**Data shown**
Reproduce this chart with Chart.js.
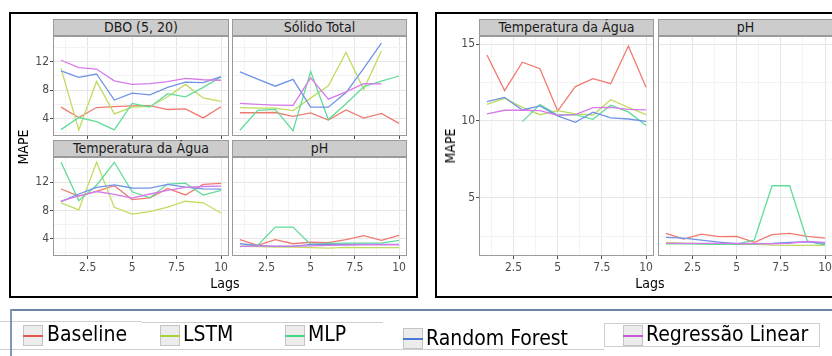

==

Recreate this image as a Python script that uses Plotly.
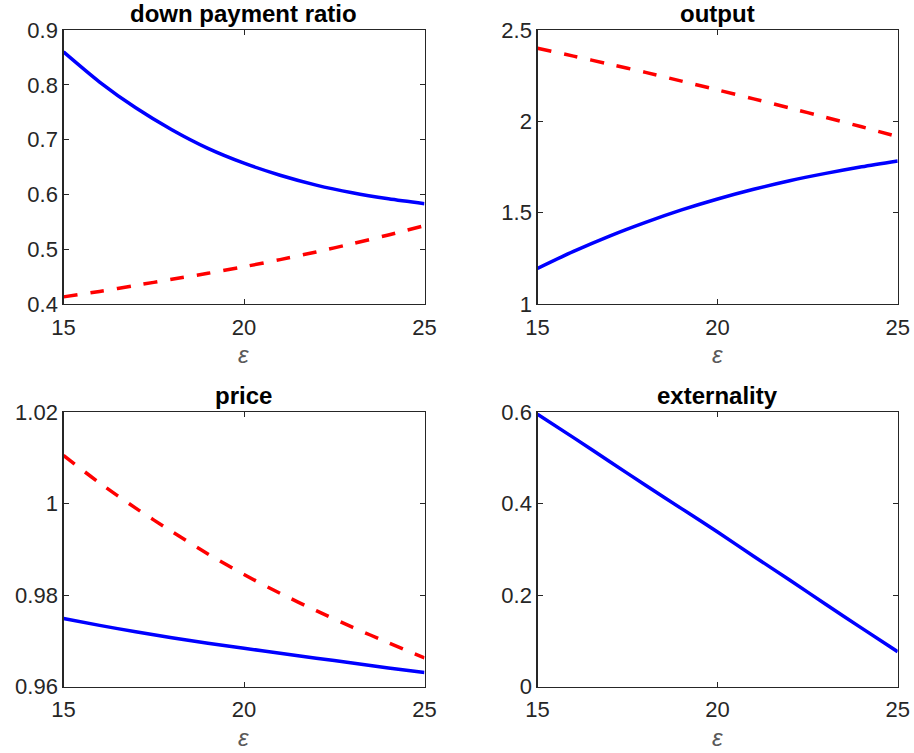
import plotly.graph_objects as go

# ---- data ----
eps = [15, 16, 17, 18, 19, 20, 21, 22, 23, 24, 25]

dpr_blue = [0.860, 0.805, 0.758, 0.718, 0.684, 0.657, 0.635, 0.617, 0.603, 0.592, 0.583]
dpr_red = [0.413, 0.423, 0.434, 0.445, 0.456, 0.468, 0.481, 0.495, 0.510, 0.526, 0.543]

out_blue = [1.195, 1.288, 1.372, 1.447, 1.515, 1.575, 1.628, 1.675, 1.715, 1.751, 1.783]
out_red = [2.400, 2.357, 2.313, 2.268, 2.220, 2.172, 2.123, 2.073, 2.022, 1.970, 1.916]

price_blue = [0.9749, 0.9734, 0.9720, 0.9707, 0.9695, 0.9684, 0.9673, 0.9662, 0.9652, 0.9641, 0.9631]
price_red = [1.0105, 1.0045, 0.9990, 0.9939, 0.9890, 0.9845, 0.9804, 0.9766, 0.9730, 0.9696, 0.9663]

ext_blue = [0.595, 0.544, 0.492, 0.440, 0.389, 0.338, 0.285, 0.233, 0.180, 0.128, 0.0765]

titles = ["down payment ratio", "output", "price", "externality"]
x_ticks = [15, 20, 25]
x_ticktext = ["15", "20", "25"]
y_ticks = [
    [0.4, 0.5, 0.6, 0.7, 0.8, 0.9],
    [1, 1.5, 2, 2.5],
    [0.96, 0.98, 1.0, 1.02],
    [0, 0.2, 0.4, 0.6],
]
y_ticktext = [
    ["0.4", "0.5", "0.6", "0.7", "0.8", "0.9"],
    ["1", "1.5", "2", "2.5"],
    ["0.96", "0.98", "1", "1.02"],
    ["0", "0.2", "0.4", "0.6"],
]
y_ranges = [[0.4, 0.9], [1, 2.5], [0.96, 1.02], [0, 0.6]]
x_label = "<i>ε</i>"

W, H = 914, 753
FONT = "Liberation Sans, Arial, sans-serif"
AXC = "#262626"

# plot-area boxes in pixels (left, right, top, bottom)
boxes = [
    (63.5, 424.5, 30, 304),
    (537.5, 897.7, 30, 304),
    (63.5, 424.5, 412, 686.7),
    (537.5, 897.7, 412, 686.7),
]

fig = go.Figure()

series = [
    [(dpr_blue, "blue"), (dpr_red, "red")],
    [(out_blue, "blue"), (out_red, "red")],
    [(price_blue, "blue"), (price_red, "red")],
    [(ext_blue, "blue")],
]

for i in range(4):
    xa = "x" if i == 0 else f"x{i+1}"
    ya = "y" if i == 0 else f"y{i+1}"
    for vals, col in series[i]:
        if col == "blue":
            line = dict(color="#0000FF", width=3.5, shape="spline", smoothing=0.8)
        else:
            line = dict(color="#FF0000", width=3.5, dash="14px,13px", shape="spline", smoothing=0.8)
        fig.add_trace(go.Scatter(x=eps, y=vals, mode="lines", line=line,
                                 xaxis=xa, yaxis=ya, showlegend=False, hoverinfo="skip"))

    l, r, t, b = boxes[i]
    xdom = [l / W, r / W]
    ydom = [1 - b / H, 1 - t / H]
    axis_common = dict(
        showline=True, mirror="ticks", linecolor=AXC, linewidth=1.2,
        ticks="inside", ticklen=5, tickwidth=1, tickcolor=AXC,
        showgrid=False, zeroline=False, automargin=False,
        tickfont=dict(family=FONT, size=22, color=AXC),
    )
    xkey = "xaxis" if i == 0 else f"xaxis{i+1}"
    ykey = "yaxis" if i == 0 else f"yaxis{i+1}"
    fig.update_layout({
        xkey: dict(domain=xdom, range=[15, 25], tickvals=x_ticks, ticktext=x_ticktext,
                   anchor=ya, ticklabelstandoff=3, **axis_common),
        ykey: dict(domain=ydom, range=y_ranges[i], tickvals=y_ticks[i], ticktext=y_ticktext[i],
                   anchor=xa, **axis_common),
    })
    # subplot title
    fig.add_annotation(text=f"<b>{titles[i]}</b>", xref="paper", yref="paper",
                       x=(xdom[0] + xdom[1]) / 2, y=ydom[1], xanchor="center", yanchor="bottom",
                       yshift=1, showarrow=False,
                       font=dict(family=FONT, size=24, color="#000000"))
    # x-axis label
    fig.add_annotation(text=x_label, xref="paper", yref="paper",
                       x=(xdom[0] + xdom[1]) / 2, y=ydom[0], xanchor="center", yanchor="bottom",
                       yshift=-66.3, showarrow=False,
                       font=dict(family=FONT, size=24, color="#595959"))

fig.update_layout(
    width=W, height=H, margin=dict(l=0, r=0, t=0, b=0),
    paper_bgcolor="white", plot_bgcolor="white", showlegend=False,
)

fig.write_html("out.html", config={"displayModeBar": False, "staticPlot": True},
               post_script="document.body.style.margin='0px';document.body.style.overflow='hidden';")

**Brief**
Pictures do not belong in the copy. Reproduce exactly the lines from the one with "Recreate this image" to the one with "0.510, 0.526, 0.543]", both lines included.

**Task answer**
Recreate this image as a Python script that uses Plotly.
import plotly.graph_objects as go

# ---- data ----
eps = [15, 16, 17, 18, 19, 20, 21, 22, 23, 24, 25]

dpr_blue = [0.860, 0.805, 0.758, 0.718, 0.684, 0.657, 0.635, 0.617, 0.603, 0.592, 0.583]
dpr_red = [0.413, 0.423, 0.434, 0.445, 0.456, 0.468, 0.481, 0.495, 0.510, 0.526, 0.543]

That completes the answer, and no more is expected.